Von verlorener Zeit, wie die Kritik sie nannte, wird man daher mit Blick auf diese Erfolge in den ersten fünf Schröder-Jahren so pauschal nicht sprechen können. Sehr wohl aber war es vertane Zeit angesichts der Herausforderungen; die inneren Fehlentwicklungen und die Globalisierung machten Reformen des Sozialstaats, des Arbeitsmarkts, des Gesundheitssystems unabwendbar. Geblendet von einem Wachstumsfetischismus, der im Wirtschaftswunderland wilde Blüten getrieben hat, ist die eigentliche Bürde ein Mangel an Flexibilität. Als Schröder, fünf Jahre zu spät, diese Reformen dann doch mit dem Ziel der Machterhaltung in Angriff nahm, beging er während seiner durchaus imponierenden Kraftanstrengung einen erstaunlichen Fehler. Als Franklin Roosevelt von 1933 an den Amerikanern mit seinem New Deal den Übergang zum Sozialstaat zumutete, erklärte er regelmäßig in den berühmten »Radioansprachen vorm Kamin« die Notwendigkeit dieses Kurswechsels. Sein Nimbus, der ihm seither noch dreimal das Präsidentenamt verschaffte, beruhte nicht zuletzt auf diesem geduldigen Werben um die Zustimmung der Wählerschaft. Nichts davon bei Schröder! Anstatt das noch wirksamere Medium Fernsehen jede Woche in den öffentlichen und privaten Sendern entschlossen zu nutzen, anstatt den tief skeptischen, erfolgsverwöhnten Bürgern, nicht zuletzt in seiner eigenen Partei, die Unvermeidbarkeit tiefer Einschnitte in menschenfreundlicher Prosa unermüdlich zu erklären, beschränkte er sich auf eher beiläufige Erläuterungen des Reformpakets. Für diese schwer erklärbare Zurückhaltung des »Medienkanzlers« musste er einen schmerzhaften Preis zahlen: die mürrische, ja empörte Abwehrhaltung in weiten Kreisen der Bevölkerung, die rapide Erosion der SPD als Volkspartei, die sich nicht »mitgenommen« fühlte, etwas später auch noch den Aufstieg der Linkspartei. Trotzdem bleibt als bedeutendste politische Leistung Schröders bestehen, dass er das Reformwerk in Angriff genommen und damit eine Konstellation geschaffen hat, die den Weg zu seiner Fortsetzung bahnt. Wer mit Max Weber Politik für das Bohren dicker Bretter mit Augenmaß und Leidenschaft hält, wird anerkennen, dass Schröder Hartholz mit unleugbarem Erfolg angebohrt hat.

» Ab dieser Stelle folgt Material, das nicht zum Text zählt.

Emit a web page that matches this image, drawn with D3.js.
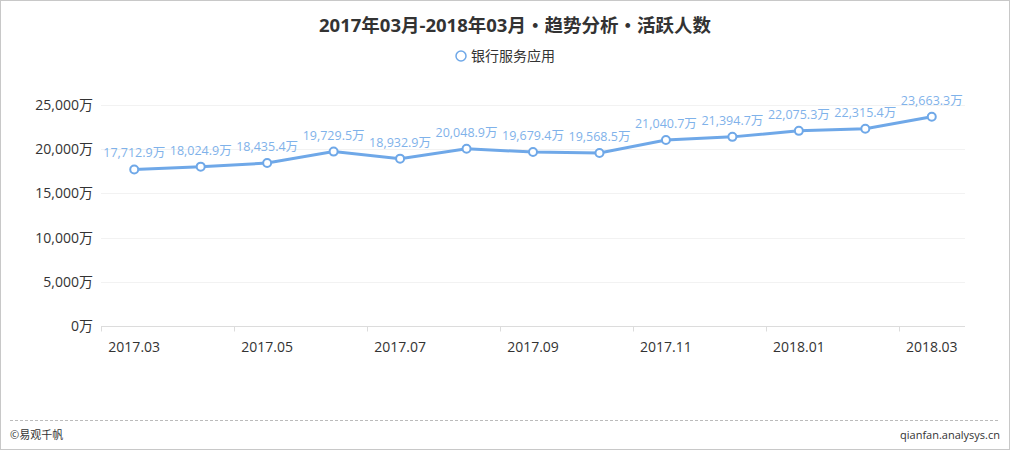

Zwiespältig ist dagegen der Eindruck, den seine Außenpolitik hinterlässt. Im Kosovo und in Afghanistan setzte Schröder gegen traditionelle Bedenken durch, dass Deutschland wie eine »normale« Mittelmacht agierte – angesichts der pazifistischen Unterströmung in der SPD und bei den Grünen kein Kinderspiel. Andererseits gab es kein durchschlagendes Argument für eine deutsche Teilnahme am Irak-Krieg von Bush junior. Sich fern zu halten musste allerdings im Verhältnis zur Hegemonialmacht gravierende Probleme aufwerfen.

In dieser Situation ohne sorgfältige Absprache in der Regierung und mit den Verbündeten allein unter dem Primat der Wahlentscheidung den Alleingang eines schroffen Neins zu riskieren, das verletzte die Regeln der politischen Klugheit. Geboten war kein auf Wählerresonanz fixierter, ziemlich spontan eingeschlagener und erst später als souveräne Strategie ausgegebener deutscher Sonderweg, sondern eine koordinierte Aktion europäischer Staaten unter der Führung Frankreichs mit dem Ziel, eine breiter fundierte Ablehnung durchzufechten. Die bizarre Allianz mit Russland und China war dafür denkbar ungeeignet. Zwar haben die Skeptiker aus der Zeit vor dem Kriegsausbruch bisher weithin Recht behalten. Doch das Verhältnis Berlins zu den amerikanischen Funktionseliten besitzt, unabhängig von ihrer Parteipräferenz, seither wegen Schröders Stil manche Bruchstelle mit Langzeitwirkung.